Black Lives_From Generation to Generation, un collectif de 25 musiciens, pour un devoir de mémoire face à l’idéologie suprémaciste blanche.
Jean Paul Sartre:”Qu’est-ce donc que vous espériez, quand vous ôtiez le bâillon qui fermait ces bouches noires ? Qu’elles allaient entonner vos louanges ? […] Voici des hommes debout qui nous regardent et je vous souhaite de ressentir comme moi le saisissement d’être vus. Car le blanc a joui trois mille ans du privilège de voir sans qu’on le voie; il était regard pur, la lumière de ses yeux tirait toute chose de l’ombre natale, la blancheur de sa peau c’était un regard encore, de la lumière condensée. […] Aujourd’hui ces hommes noirs nous regardent et notre regard rentre dans nos yeux; des torches noires, à leur tour, éclairent le monde et nos têtes blanches ne sont plus que de petits lampions balancés par le vent.“
De l’Afrique aux Amériques en passant par les Caraïbes, ils se sont mobilisés pour dire stop à l’idéologie de la haine. Cette haine que continuent de véhiculer les caciques héritiers des thèses d’une race blanche qui vit dans le mirage de vouloir dominer les autres et, partant, se positionner en parangon des vertus. Pourtant, et pour paraphraser Jean Martin Mbemba, qui voudra bien écrire objectivement les pages d’histoire de l’humanité devra sans peine tremper sa plume dans un torrent de sang nègre. Le mouvement Black Live Matters est depuis les 5 dernières années, le symbole de la réaction à cette barbarie qui a le vent en poupe.
“L’Occident a dominé le monde non pas par la supériorité de ses idées, de ses valeurs ou de sa religion mais par sa supériorité à recourir méthodiquement à la Violence. Les occidentaux l’oublient souvent, les Autres ne l’oublient Jamais.“
Samuel Phillips Huntington
C’est partant de cet oubli savamment entretenu, que le collectif des 25 musiciens africains et afro-descendants, comme un seul individu, s’est levé pour dire stop et rappeler que le combat doit continuer. Car la bête féroce et immonde, telle une pieuvre, a plusieurs tentacules et n’entend surtout pas cesser son activité négrophobe dont les axes principaux sont l’assassinat, le meurtre, le lynchage, la calomnie, la négation de toute humanité à tout ce qui ne lui ressemble pas.
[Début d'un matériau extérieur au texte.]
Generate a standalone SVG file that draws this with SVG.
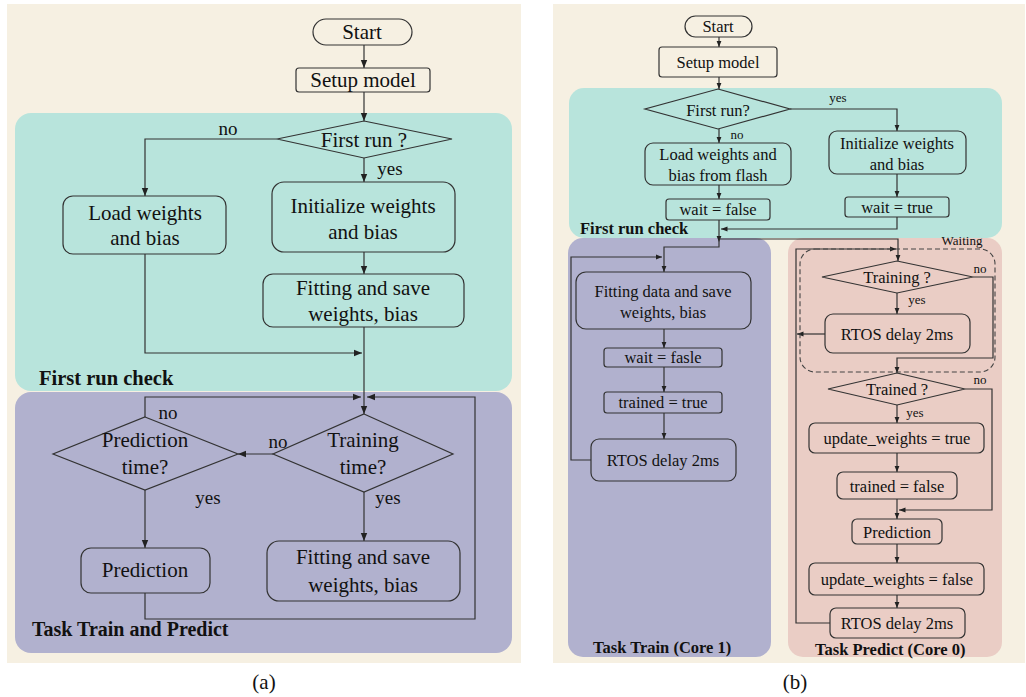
<svg xmlns="http://www.w3.org/2000/svg" width="1026" height="697" viewBox="0 0 1026 697">
<defs>
<marker id="ahA" viewBox="0 0 10 10" refX="10" refY="5" markerWidth="8" markerHeight="8" markerUnits="userSpaceOnUse" orient="auto"><path d="M0,1 L10,5 L0,9 z" fill="#222"/></marker>
<marker id="ahB" viewBox="0 0 10 10" refX="10" refY="5" markerWidth="6.5" markerHeight="6.5" markerUnits="userSpaceOnUse" orient="auto"><path d="M0,1 L10,5 L0,9 z" fill="#222"/></marker>
</defs>
<style>
.n{fill:none;stroke:#333;stroke-width:1.2}
.c{fill:none;stroke:#333;stroke-width:1.2}
.ca{fill:none;stroke:#333;stroke-width:1.2;marker-end:url(#ahA)}
.cb{fill:none;stroke:#333;stroke-width:1.2;marker-end:url(#ahB)}
text{font-family:"Liberation Serif","Times New Roman",serif;fill:#111;text-anchor:middle;dominant-baseline:central}
.ta{font-size:21px}
.tb{font-size:16.5px}
.la{font-size:19px}
.lb{font-size:13px}
.h{font-weight:bold;text-anchor:start;dominant-baseline:auto}
.cap{font-size:21px}
</style>
<rect width="1026" height="697" fill="#ffffff"/>
<!-- Panel (a) backgrounds -->
<g id="panelA-bg">
<rect x="7" y="4" width="514" height="659" fill="#f6f0e2"/>
<rect x="15" y="113" width="497" height="278" rx="16" fill="#b8e4dc"/>
<rect x="15" y="392" width="497" height="261" rx="16" fill="#b1b1ce"/>
</g>
<!-- Panel (b) backgrounds -->
<g id="panelB-bg">
<rect x="553" y="4" width="472" height="659" fill="#f6f0e2"/>
<rect x="568" y="238" width="203" height="419" rx="15" fill="#b1b1ce"/>
<rect x="788" y="238" width="214" height="419" rx="15" fill="#eacdc5"/>
<rect x="569" y="88" width="433" height="150" rx="15" fill="#b8e4dc"/>
</g>

<!-- Panel (a) connectors -->
<g id="connectorsA">
<path class="ca" d="M364,45 V68"/>
<path class="ca" d="M364,92 V121"/>
<path class="ca" d="M277,139 H145 V196"/>
<path class="ca" d="M364,158 V182"/>
<path class="ca" d="M364,252 V274"/>
<path class="ca" d="M145,254 V353 H362"/>
<path class="ca" d="M364,327 V414"/>
<path class="ca" d="M145,417 V397 H361"/>
<path class="ca" d="M145,593 V619 H475 V397 H367"/>
<path class="ca" d="M273,454 H238"/>
<path class="ca" d="M145,490 V548"/>
<path class="ca" d="M364,492 V541"/>
</g>

<!-- Panel (a) nodes -->
<g id="a-start"><rect class="n" x="313" y="19" width="99" height="26" rx="13"/><text class="ta" x="362" y="32">Start</text></g>
<g id="a-setup"><rect class="n" x="296" y="68" width="134" height="24" rx="3"/><text class="ta" x="363" y="80">Setup model</text></g>
<g id="a-firstrun"><polygon class="n" points="364,121 452,139 364,158 277,139"/><text class="ta" x="364" y="140">First run ?</text></g>
<g id="a-load"><rect class="n" x="63" y="196" width="163" height="58" rx="10"/><text class="ta" x="145" y="213">Load weights</text><text class="ta" x="145" y="238">and bias</text></g>
<g id="a-init"><rect class="n" x="272" y="182" width="183" height="70" rx="12"/><text class="ta" x="363" y="206">Initialize weights</text><text class="ta" x="363" y="232">and bias</text></g>
<g id="a-fit1"><rect class="n" x="263" y="274" width="201" height="53" rx="10"/><text class="ta" x="363" y="288">Fitting and save</text><text class="ta" x="363" y="314">weights, bias</text></g>
<g id="a-training"><polygon class="n" points="364,414 453,454 364,492 273,454"/><text class="ta" x="363" y="440">Training</text><text class="ta" x="363" y="467">time?</text></g>
<g id="a-predtime"><polygon class="n" points="145,417 238,454 145,490 53,454"/><text class="ta" x="145" y="440">Prediction</text><text class="ta" x="145" y="467">time?</text></g>
<g id="a-prediction"><rect class="n" x="81" y="548" width="129" height="45" rx="10"/><text class="ta" x="145" y="570">Prediction</text></g>
<g id="a-fit2"><rect class="n" x="267" y="541" width="193" height="60" rx="12"/><text class="ta" x="363" y="557">Fitting and save</text><text class="ta" x="363" y="585">weights, bias</text></g>
<g id="a-labels">
<text class="la" x="228" y="128">no</text>
<text class="la" x="390" y="168">yes</text>
<text class="la" x="168" y="412">no</text>
<text class="la" x="278" y="441">no</text>
<text class="la" x="208" y="497">yes</text>
<text class="la" x="388" y="497">yes</text>
<text class="h" x="39" y="385" font-size="20.5">First run check</text>
<text class="h" x="32" y="636" font-size="20">Task Train and Predict</text>
<text class="cap" x="264" y="682">(a)</text>
</g>

<!-- Panel (b) connectors -->
<g id="connectorsB">
<path class="cb" d="M719,37 V47"/>
<path class="cb" d="M719,77 V89"/>
<path class="cb" d="M790,109 H897 V131"/>
<path class="cb" d="M719,129 V143"/>
<path class="cb" d="M719,185 V199"/>
<path class="cb" d="M897,174 V197"/>
<path class="cb" d="M897,217 V229 H721"/>
<path class="cb" d="M719,220 V242"/>
<path class="cb" d="M719,239 H898 V261"/>
<path class="cb" d="M719,242 V247 H664 V272"/>
<path class="cb" d="M591,460 H571 V257 H662"/>
<path class="cb" d="M664,329 V348"/>
<path class="cb" d="M664,367 V392"/>
<path class="cb" d="M664,413 V439"/>
<path class="cb" d="M830,623 H796 V249 H896"/>
<path class="cb" d="M973,277 H993 V358 H897 V373"/>
<path class="cb" d="M897,293 V314"/>
<path class="cb" d="M825,334 H797"/>
<path class="cb" d="M965,389 H992 V510 H899"/>
<path class="cb" d="M897,405 V423"/>
<path class="cb" d="M897,453 V472"/>
<path class="cb" d="M897,499 V519"/>
<path class="cb" d="M897,544 V563"/>
<path class="cb" d="M897,595 V608"/>
</g>

<!-- Panel (b) nodes -->
<g id="b-waiting"><rect x="800" y="249" width="195" height="123" rx="15" fill="none" stroke="#444" stroke-width="1.1" stroke-dasharray="5,3"/><text class="lb" x="962" y="240">Waiting</text></g>
<g id="b-start"><rect class="n" x="685" y="16" width="67" height="21" rx="10.5"/><text class="tb" x="718" y="26.5">Start</text></g>
<g id="b-setup"><rect class="n" x="659" y="47" width="118" height="30" rx="3"/><text class="tb" x="718" y="62">Setup model</text></g>
<g id="b-firstrun"><polygon class="n" points="718,89 790,109 718,129 645,109"/><text class="tb" x="718" y="110">First run?</text></g>
<g id="b-load"><rect class="n" x="645" y="143" width="146" height="42" rx="8"/><text class="tb" x="718" y="154">Load weights and</text><text class="tb" x="718" y="175">bias from flash</text></g>
<g id="b-init"><rect class="n" x="829" y="131" width="137" height="43" rx="8"/><text class="tb" x="897" y="143">Initialize weights</text><text class="tb" x="897" y="164">and bias</text></g>
<g id="b-waitfalse"><rect class="n" x="666" y="199" width="104" height="21" rx="3"/><text class="tb" x="718" y="209.5">wait = false</text></g>
<g id="b-waittrue"><rect class="n" x="845" y="197" width="104" height="20" rx="3"/><text class="tb" x="897" y="207">wait = true</text></g>
<g id="b-fit"><rect class="n" x="576" y="272" width="175" height="57" rx="10"/><text class="tb" x="663" y="291">Fitting data and save</text><text class="tb" x="663" y="312">weights, bias</text></g>
<g id="b-waitfasle"><rect class="n" x="604" y="348" width="118" height="19" rx="3"/><text class="tb" x="663" y="357.5">wait = fasle</text></g>
<g id="b-trainedtrue"><rect class="n" x="604" y="392" width="118" height="21" rx="3"/><text class="tb" x="663" y="402.5">trained = true</text></g>
<g id="b-rtos1"><rect class="n" x="591" y="439" width="145" height="42" rx="8"/><text class="tb" x="663" y="460">RTOS delay 2ms</text></g>
<g id="b-training"><polygon class="n" points="897,261 973,277 897,293 822,277"/><text class="tb" x="897" y="277">Training ?</text></g>
<g id="b-rtos2"><rect class="n" x="825" y="314" width="145" height="39" rx="8"/><text class="tb" x="897" y="334">RTOS delay 2ms</text></g>
<g id="b-trained"><polygon class="n" points="897,373 965,389 897,405 828,389"/><text class="tb" x="897" y="389">Trained ?</text></g>
<g id="b-uwtrue"><rect class="n" x="809" y="423" width="175" height="30" rx="6"/><text class="tb" x="897" y="438">update_weights = true</text></g>
<g id="b-trainedfalse"><rect class="n" x="837" y="472" width="120" height="27" rx="6"/><text class="tb" x="897" y="486">trained = false</text></g>
<g id="b-prediction"><rect class="n" x="852" y="519" width="90" height="25" rx="5"/><text class="tb" x="897" y="532">Prediction</text></g>
<g id="b-uwfalse"><rect class="n" x="809" y="563" width="175" height="32" rx="6"/><text class="tb" x="897" y="579">update_weights = false</text></g>
<g id="b-rtos3"><rect class="n" x="830" y="608" width="135" height="30" rx="6"/><text class="tb" x="897" y="623">RTOS delay 2ms</text></g>
<g id="b-labels">
<text class="lb" x="838" y="97">yes</text>
<text class="lb" x="737" y="134">no</text>
<text class="lb" x="980" y="268">no</text>
<text class="lb" x="917" y="299">yes</text>
<text class="lb" x="980" y="379">no</text>
<text class="lb" x="915" y="412">yes</text>
<text class="h" x="580" y="234" font-size="16.5">First run check</text>
<text class="h" x="593" y="653" font-size="16.5">Task Train (Core 1)</text>
<text class="h" x="815" y="655" font-size="16.5">Task Predict (Core 0)</text>
<text class="cap" x="795" y="682">(b)</text>
</g>
</svg>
” Black Lives_From Generation to Generation” le nom n’est pas anodin. Il en dit déjà assez et long sur ces atrocités aussi séculaires que séquellaires que subissent les noirs depuis des générations…et qui se poursuivent allègrement. Preuve que le travail entrepris depuis le temps par les Nina Simone, Marvin Gaye, Michael Jackson, Archie Shepp, Bob Marley, Odetta Holmes, Charles Mingus, Sam Cooke, Aretha Franklin, Curtis Mayfield, John Coltrane, Sonny Rollins, Abbey Lincoln, Max Roach, Myriam Makeba, James Brown, Mahalia Jackson, John Lee Hooker…n’a trouvé ni écho, ni oreilles favorables auprès des haineux.
Affirmant respectivement l’un et l’autre “la musique est l’arme du futur” et “(…),moi je ne baisse pas ma garde quand je joue“, Fela Anikulapo Kuti et Miles Davis avaient déjà perçu l’utilité de la musique et l’intérêt de garder en permanence de vue, que le combat contre cette négrophobie est de tous les instants et qu’il est impératif de rester en éveil et de ne jamais baisser la garde. Myriam Makeba ne rappelait-elle pas aussi à son époque dans une de ses chansons, La luta continua. Preuve que l’idéologie négrophobe est la matrice de fonctionnement d’une certaine société qui n’entend visiblement pas se défaire de ses maux et vivre pacifiquement et harmonieusement avec les autres.
Ce projet rassemble plus de 60 musiciens, qui jouent une grande variété d‘instruments : saxophone, trompette, trombone, vibraphone, guitare, batterie, basse, chant, piano, claviers, platines, le tambour ka, n‘goni, djembé et tama. La présence d’une chorale malienne, composée exclusivement de filles dont l’âge varie entre 7 et 13 ans, vient également rappeler l’importance de rallier dès leurs jeunes âges, les enfants afin de les sensibiliser à cette cruauté à laquelle, ils feront face les années à venir. Et quoi de plus juste et fondamentale encore, si les jeunes filles y sont sensibilisées. Le projet n’est-il pas produit par une jeune dame ? Et de surcroît, blanche. Prêtons plutôt attention à son propos.
Stefany Calembert:
J‘ai été témoin de racisme toute ma vie et j‘ai souvent été profondément troublée par l‘air de supériorité et l‘hypocrisie des blancs. Même ceux qui ne sont pas racistes se sentent généralement mal à l‘aise de discuter la question du racisme, qui reste un sujet très tabou et un mal social que nous nions en grande partie. En tant que personne blanche, je voulais faire ce projet pour ouvrir un dialogue sur ce problème mondial. Trop souvent, la communauté noire est livrée à elle-même, mais nous devons tous prendre conscience de la réalité quotidienne du racisme et de l‘injustice et la douleur qu‘il inflige.
J‘espère que tous les auditeurs de cet album comprendront son message principal : Unissons-nous contre le racisme à travers la musique. Amplifions la voix des vies noires (black lives) dans toutes les parties du monde, à travers les générations et les divers styles musicaux.
“Black Lives_From Generation to Generation” ce sont donc 20 chansons par 25 compositeurs et 60 musiciens comme sidemen dont Joël Ross, Ben Williams, Vincent Henry, Arnaud Dolmen, Ralph Lavital, Isaiah Weatherspoon, Bobby Sparks, John Hebert, Clarence Penn, Michael King, Etienne Stadwijk, Franck Nicolas et Christie Dashiell pour n‘en nommer que ceux-là…
La sortie officielle prévue pour le 25 mars prochain. Un album qui saura parler à l’humanité qui dort en chacun de nous, pour un monde meilleur. Un album dont on a besoin et qui rappelle la nécessité de se souvenir de l’histoire, ainsi Oruno D Lara :”Ceux qui ignorent l’histoire, qui ne cherchent pas à la comprendre, sont toujours plus ou moins les complices de leurs oppresseurs.”